After you make a final decision on which classes you’ll be taking, read through your syllabuses and enter the assignments you’ll have into your planner. This will save so much time in the long run. When you have free time, you’ll be able to see what assignments are coming up and finish them ahead of time.
Update your planner regularly. Sometimes life happens, or your professor happens, and you need to switch things around. Make sure you’re staying on top of events and updating them in your agenda. If you’re like me and hate the idea of having to scratch things out, get yourself some paper tape to cover up stuff that’s no longer happening. You can write over it and the prints are cute so you’ll be decorating your agenda too!
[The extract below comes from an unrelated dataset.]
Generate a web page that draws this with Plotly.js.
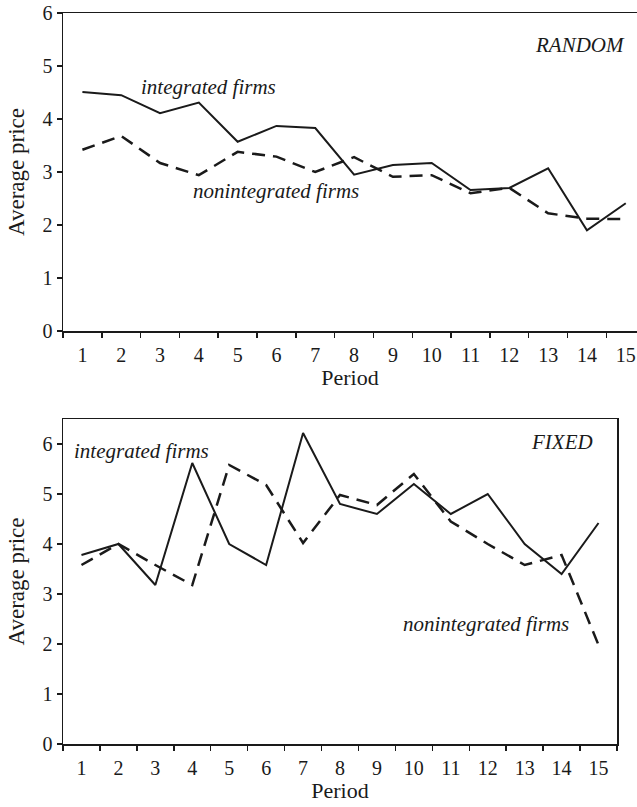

Manage your time well. This seems obvious, but you might be surprised how difficult it can be a few weeks into college. When you’re plotting out your month, make sure your work is divided evenly. There are some weeks where you’ll unavoidably have a ton of work to do. But, for the most part, try to keep yourself balanced. You may start off your semester all motivated and you’ll get so much done purely out of excitement, but you’ll burnout soon if you’re doing too much for too long.
Planning is the key to success. One of my favorite bloggers, Mattie James, always says, “If you’re making real-time decisions, you’re already a day late.” I couldn’t agree with this more from an academic and blogging standpoint. Know what’s coming and you’ll rarely be behind!